Yesterday President Barack Obama's $106 billion war supplemental sailed through the Senate by a 91 to 5 vote, as was expected. But in the House, the spending bill faced a much more difficult path to passage that was anything but expected.
Dozens of liberal Democrats who had campaigned against the Iraq war voted to fund it, at the request of an antiwar president. In the end, only about 30 of the hardest-core antiwar liberals in the Democratic caucus defied Obama, House Speaker Nancy Pelosi, and House Majority Leader Steny Hoyer on the supplemental vote.
It gets stranger. All but five Republicans in the House voted against the bill funding the wars in Iraq and Afghanistan, joining Dennis Kucinich and Barbara Lee. For the first time since the Clinton years, Ron Paul stood with a majority of his fellow Republicans when he voted against a war supplemental.
The Politico's Mike Allen accused the GOP of doing an "about-face" on funding the troops. He quoted a senior Democratic leadership aide: "This is absolutely stunning and totally irresponsible on the part of John Boehner and House Republicans. George Bush and the Republican Party led us into this war and now Boehner and Co. vote to leave the troops high and dry for political reasons. This is a real game-changer on national security, one House Republicans will be hearing about for a long time."
So have Republicans gone wobbly while the Democrats have become the strong-on-defense party? When it comes to Democratic war spending, there is usually more to the story. Remember the emergency spending bill for Iraq and Afghanistan that shoveled money toward peanut farmers and spinach growers? This time international bureaucrats get a cut.
At issue was $5 billion tucked away in the bill to secure a $108 billion International Monetary Fund (IMF) loan. Republicans blasted it as a "global bailout" and pointed out that the $108 billion IMF package is actually larger than the nearly $80 billion going to the troops in Iraq and Afghanistan.
"Unfortunately, Democratic leaders decided the bailouts here in America weren't enough," said House Minority Leader John Boehner in a statement. "They've insisted on including a $108 billion global bailout in a bill that is supposed to fund the troops." House Republican Conference Chairman Mike Pence, a leading conservative, also criticized the "global bailout" that was "passed on the backs of our troops."
Conservative writers and bloggers also pounced.

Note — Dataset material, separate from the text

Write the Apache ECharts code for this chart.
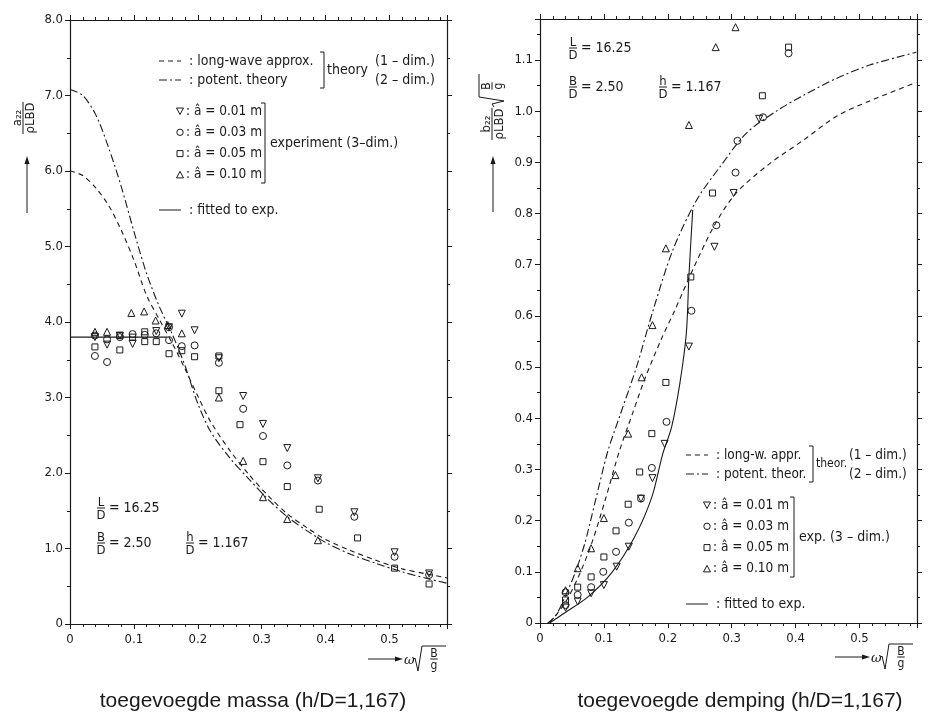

Wrote Connie Hair of Human Events: "American taxpayers, should this supplemental pass the Senate, would have to borrow money from foreign countries like China to loan to the IMF for this boondoggle."
Meanwhile, liberal bloggers -- many of whom don't like bailouts any better than the wars in Iraq and Afghanistan -- began salivating at the prospect of the supplemental's defeat. "House Republicans, including Minority Leader John Boehner, have threatened to vote no on the war funding if the IMF money is attached," wrote Robert Naiman on Huffington Post. "If Boehner could bring all the Republicans with him, and if all the Democrats who voted no last month voted no again, the war supplemental would fail on the floor of the House, 200-228."
But House Democratic leaders came up with the votes, allowing the supplemental to pass by a final vote of 226 to 202. When the ban on releasing terror detainee photos was reinstated in the Senate, upper chamber opposition collapsed and the bill passed easily. It is now on its way to President Obama's desk.
House Republicans will be criticized for departing from the Bush-era rhetoric concerning war funding votes (especially considering the "emergency" process the last administration preferred when it came to paying for the wars). Democrats will come under increasing fire from the netroots for saying one thing when it comes to war and then doing another.
Nevertheless, the House war funding imbroglio might still have lasting ramifications. If antiwar Democrats realize a war is still a war even when a member of their party is in the White House, and Republicans realize that extraneous spending is still extraneous spending even when the stated purpose is national defense, Obama could face a left-right coalition large enough to start handing him legislative defeats.
Politics makes for strange bedfellows.